Он поставил локти на стол, подпер голову обеими руками и, совершенно пьяный с затуманившимся от вина рассудком, вдруг впал в то неодолимое желание говорить о себе самом, которое заставляет пьяниц предаваться фантастическому хвастовству.
Он мило улыбался, и на устах его была женственная прелесть, та порочная прелесть, которую священник узнал. Он не только узнал, он вновь почувствовал ее, эту ненавистную и ласкающую прелесть, некогда покорившую и погубившую его. Теперь сын был больше похож на мать – не чертами лица, но обаятельным и лживым взглядом и особенно соблазнительно обманчивой улыбкой, которая словно для того и появлялась, чтобы из полуоткрытого рта вылилась вся внутренняя мерзость его существа.
Филипп-Огюст рассказывал:
– Ха-ха-ха! И пожил же я после исправительного дома! Забавная была жизнь, за нее хороший романист дорого бы заплатил. Право, даже папаша Дюма не выдумал в своем Монте-Кристо таких занятных штучек, какие бывали со мной.
Он помолчал с философической важностью пьяного человека, предающегося раздумью, и медленно продолжал:
– Кто хочет, чтобы парень вел себя хорошо, тот никогда, ни за какие проступки не должен отправлять его в исправительный дом, потому что там он заводит компанию. У меня компания подобралась славная, но дело кончилось плохо. Один раз, вечерком, часов в девять, мы болтались с тремя приятелями – все немножко под мухой – на большой дороге около Фолакского брода. И вот вижу я коляску, а в ней все спят – и хозяин и вся семья. Это были мартинонские жители; возвращались домой после обеда. Беру я лошадь под уздцы, веду ее на паром и отпихиваю паром на середину реки. Что-то стукнуло, хозяин проснулся, – ничего не видит, а нахлестывает. Лошадь вскачь и свалилась вместе с повозкой в воду. Все потонули! Приятели меня выдали. Сначала, когда я затеял эту шутку, они только смеялись. Мы, правда, не думали, что это так плохо кончится. Хотели только устроить им ванну, посмеяться.
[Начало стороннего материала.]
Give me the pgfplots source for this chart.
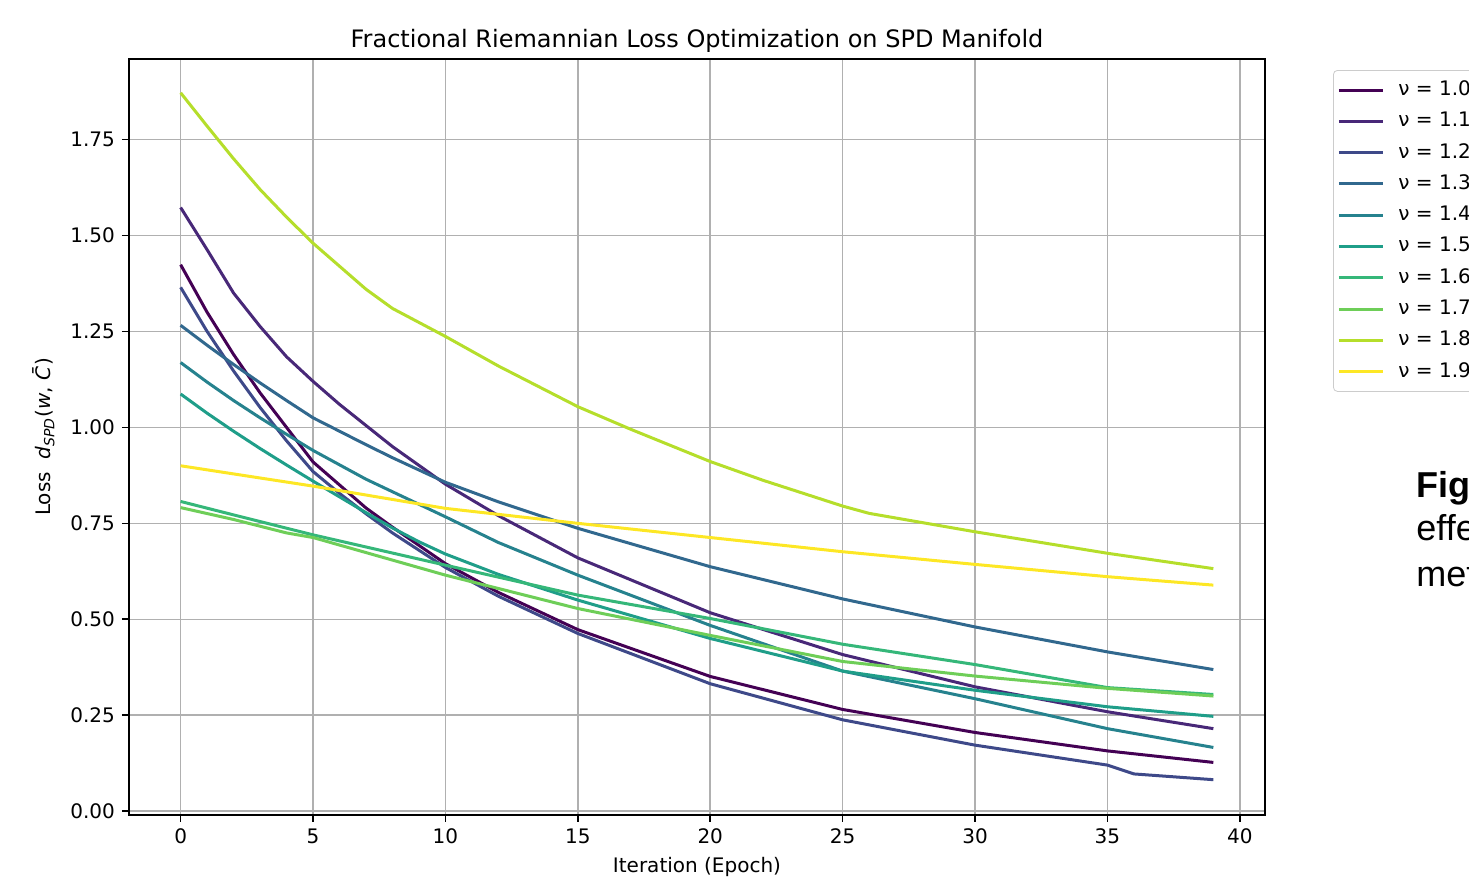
\documentclass[border=0pt]{standalone}
\usepackage{fontspec}
\setmainfont{DejaVu Sans}
\newfontfamily\capfont{Liberation Sans}
\usepackage{pgfplots}
\pgfplotsset{compat=1.18}

% viridis, 10 steps
\definecolor{v0}{HTML}{440154}
\definecolor{v1}{HTML}{482878}
\definecolor{v2}{HTML}{3E4989}
\definecolor{v3}{HTML}{31688E}
\definecolor{v4}{HTML}{26828E}
\definecolor{v5}{HTML}{1F9E89}
\definecolor{v6}{HTML}{35B779}
\definecolor{v7}{HTML}{6ECE58}
\definecolor{v8}{HTML}{B5DE2B}
\definecolor{v9}{HTML}{FDE725}
\definecolor{gridgray}{HTML}{B0B0B0}

\begin{document}
\begin{tikzpicture}
\begin{axis}[
    scale only axis,
    width=568pt, height=378pt,
    xmin=-1.95, xmax=40.95,
    ymin=-0.010, ymax=1.960,
    xtick={0,5,...,40},
    ytick={0,0.25,0.5,0.75,1.0,1.25,1.5,1.75},
    yticklabel style={/pgf/number format/.cd, fixed, fixed zerofill, precision=2},
    /pgf/number format/assume math mode=true,
    tick align=outside,
    major tick length=3.5pt,
    tick style={black, line width=0.8pt},
    axis line style={line width=0.8pt},
    xtick pos=bottom, ytick pos=left,
    grid=major,
    major grid style={gridgray, line width=0.75pt},
    ticklabel style={font=\fontsize{10}{12}\selectfont},
    title={Fractional Riemannian Loss Optimization on SPD Manifold},
    title style={at={(axis description cs:0.5,1.0159)}, anchor=base, yshift=-6.5pt, font=\fontsize{12}{14}\selectfont},
    xlabel={Iteration (Epoch)},
    xlabel style={at={(axis description cs:0.5,-0.0767)}, anchor=base, font=\fontsize{10}{12}\selectfont},
    ylabel={Loss\ \ \textit{d}\textsubscript{\textit{SPD}}(\textit{w}, \textit{\=C})},
    ylabel style={at={(axis description cs:-0.0687,0.5)}, anchor=base, font=\fontsize{10}{12}\selectfont},
    every axis plot/.append style={line width=1.5pt},
    legend style={at={(axis description cs:1.0599,0.9854)}, anchor=north west,
        draw=black!20, rounded corners=2pt, font=\fontsize{10}{12}\selectfont,
        row sep=0pt, column sep=4.5pt, inner sep=2pt,
        nodes={inner sep=2.5pt, text height=8pt, text depth=2.65pt}},
    legend cell align=left,
    legend image code/.code={\draw[#1] (0pt,0pt) -- (22pt,0pt);},
]
\addplot[v0] coordinates {(0,1.424) (1,1.300) (2,1.190) (3,1.090) (4,1.000) (5,0.910) (6,0.850) (7,0.790) (8,0.740) (10,0.645) (12,0.570) (15,0.473) (20,0.351) (25,0.265) (30,0.205) (35,0.157) (39,0.127)};
\addlegendentry{ν = 1.0}
\addplot[v1] coordinates {(0,1.573) (1,1.463) (2,1.350) (3,1.263) (4,1.184) (5,1.120) (6,1.060) (7,1.005) (8,0.950) (10,0.852) (12,0.770) (15,0.660) (20,0.517) (25,0.408) (30,0.324) (35,0.259) (39,0.215)};
\addlegendentry{ν = 1.1}
\addplot[v2] coordinates {(0,1.365) (1,1.250) (2,1.147) (3,1.052) (4,0.965) (5,0.885) (6,0.828) (7,0.775) (8,0.725) (10,0.635) (12,0.560) (15,0.463) (20,0.332) (25,0.238) (30,0.172) (35,0.120) (36,0.097) (39,0.082)};
\addlegendentry{ν = 1.2}
\addplot[v3] coordinates {(0,1.266) (1,1.214) (2,1.164) (3,1.116) (4,1.070) (5,1.025) (7,0.955) (8,0.921) (9,0.889) (10,0.857) (12,0.806) (15,0.737) (20,0.637) (25,0.553) (30,0.480) (35,0.415) (39,0.369)};
\addlegendentry{ν = 1.3}
\addplot[v4] coordinates {(0,1.169) (1,1.118) (2,1.070) (3,1.025) (4,0.982) (5,0.940) (7,0.865) (10,0.767) (12,0.700) (15,0.615) (20,0.484) (25,0.365) (30,0.293) (35,0.215) (39,0.166)};
\addlegendentry{ν = 1.4}
\addplot[v5] coordinates {(0,1.087) (1,1.037) (2,0.990) (3,0.945) (4,0.902) (5,0.860) (7,0.778) (8,0.738) (9,0.702) (10,0.670) (12,0.617) (15,0.550) (20,0.450) (25,0.365) (30,0.315) (35,0.272) (39,0.247)};
\addlegendentry{ν = 1.5}
\addplot[v6] coordinates {(0,0.807) (2,0.772) (5,0.720) (10,0.641) (15,0.563) (20,0.502) (25,0.435) (30,0.382) (35,0.322) (39,0.304)};
\addlegendentry{ν = 1.6}
\addplot[v7] coordinates {(0,0.791) (2,0.760) (4,0.725) (5,0.713) (10,0.615) (15,0.528) (20,0.458) (25,0.390) (30,0.352) (35,0.320) (39,0.300)};
\addlegendentry{ν = 1.7}
\addplot[v8] coordinates {(0,1.872) (1,1.785) (2,1.700) (3,1.620) (4,1.548) (5,1.480) (6,1.420) (7,1.360) (8,1.310) (10,1.237) (12,1.160) (15,1.054) (17,0.995) (20,0.911) (22,0.862) (25,0.795) (26,0.776) (30,0.728) (35,0.672) (39,0.632)};
\addlegendentry{ν = 1.8}
\addplot[v9] coordinates {(0,0.900) (5,0.847) (10,0.789) (15,0.750) (20,0.713) (25,0.676) (30,0.643) (35,0.611) (39,0.589)};
\addlegendentry{ν = 1.9}
\end{axis}
\node[anchor=base west, inner sep=0pt, font=\capfont\fontsize{18}{22}\selectfont] at (643.5pt,158.5pt) {\textbf{Figure 1.}};
\node[anchor=base west, inner sep=0pt, font=\capfont\fontsize{18}{22}\selectfont] at (643.5pt,137pt) {effect of};
\node[anchor=base west, inner sep=0pt, font=\capfont\fontsize{18}{22}\selectfont] at (643.5pt,114pt) {method};
\pgfresetboundingbox
\path (-64.5pt,-31pt) rectangle (670pt,407.5pt);
\end{tikzpicture}
\end{document}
С тех пор я стал шутить круче – хотел отомстить за первое дело: такого наказания я все-таки не заслужил, честное слово. Но не стоит говорить. Я вам расскажу только про последнее, оно вам наверняка понравится. Я за вас отомстил, папаша.
Аббат уже ничего не ел и только глядел на сына полными ужаса глазами.
Филипп-Огюст хотел заговорить снова.